Shorn of intellectual support, the half-formed libertarian instincts of the American masses remained content with Reaganite rhetoric, and the actual diametrically opposite policies got lost in the shuffle.

Reagan’s Legacy

Has the Reagan Administration done nothing good in its eight ghastly years on earth, you might ask? Yes, it has done one good thing; it has repealed the despotic 55-mile-per-hour highway speed limit. And that is it.

As the Gipper, at bloody long last, goes riding off into the sunset, he leaves us with a hideous legacy. He has succeeded in destroying the libertarian public mood of the late 1970’s, and replaced it with fatuous and menacing patriotic symbols of the Nation-State, especially The Flag, which he first whooped up in his vacuous reelection campaign in 1984, aided by the unfortunate coincidence of the Olympics being held at Los Angeles. (Who will soon forget the raucous baying of the chauvinist mobs: "USA! USA!" every time some American came in third in some petty event?) He has succeeded in corrupting libertarian and free-market intellectuals and institutions, although in Ronnie’s defense it must be noted that the fault lies with the corrupted and not with the corrupter.

It is generally agreed by political analysts that the ideological mood of the public, after eight years of Reaganism, is in support of economic liberalism (that is, an expanded welfare state), and social conservatism (that is, the suppression of civil liberties and the theocratic outlawing of immoral behavior). And, on foreign policy, of course, they stand for militaristic chauvinism. After eight years of Ronnie, the mood of the American masses is to expand the goodies of the welfare-warfare state (though not to increase taxes to pay for these goodies), to swagger abroad and be very tough with nations that can’t fight back, and to crack down on the liberties of groups they don’t like or whose values or culture they disagree with.

It is a decidedly unlovely and unlibertarian wasteland, this picture of America 1989, and who do we have to thank for it? Several groups: the neocons who organized it; the vested interests and the Power Elite who run it; the libertarians and free marketeers who sold out for it; and above all, the universally beloved Ronald Wilson Reagan, Who Made It Possible.

As he rides off into retirement, glowing with the love of the American public, leaving his odious legacy behind, one wonders what this hallowed dimwit might possibly do in retirement that could be at all worthy of the rest of his political career. What very last triumph are we supposed to "win for the Gipper"?

He has tipped his hand: I have just read that as soon as he retires, the Gipper will go on a banquet tour on behalf of the repeal of the 22nd ("Anti-Third Term") Amendment – the one decent thing the Republicans have accomplished. In the last four decades. The 22nd Amendment was a well-deserved retrospective slap at FDR. It is typical of the depths to which the GOP has fallen in the last few years that Republicans have been actually muttering about joining the effort to repeal this amendment.

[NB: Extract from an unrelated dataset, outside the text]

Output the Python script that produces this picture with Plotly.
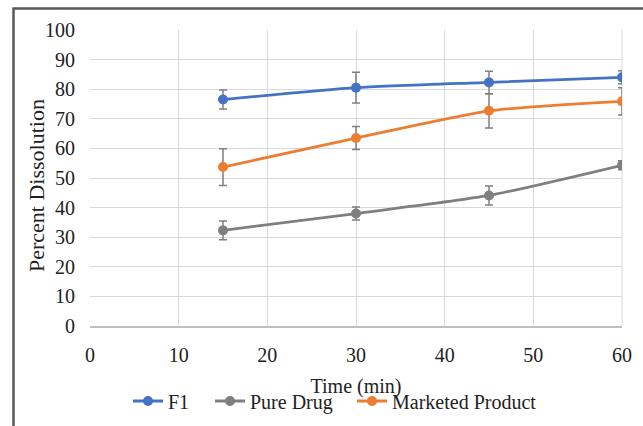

If they are successful, then Ronald Reagan might be elected again, and reelected well into the 21st century.

In our age of High Tech, I’m sure that his mere physical death could easily have been overcome by his handlers and media mavens. Ronald Reagan will be suitably mummified, trotted out in front of a giant American flag, and some puppet master would have gotten him to give his winsome headshake and some ventriloquist would have imitated the golden tones: "We-e-ell..." (Why not? After all, the living reality of the last four years has not been a helluva lot different.)

Perhaps, after all, Ronald Reagan and almost all the rest of us will finally get our fondest wish: the election forever and ever of the mummified con King Ronnie.

Now there is a legacy for our descendants!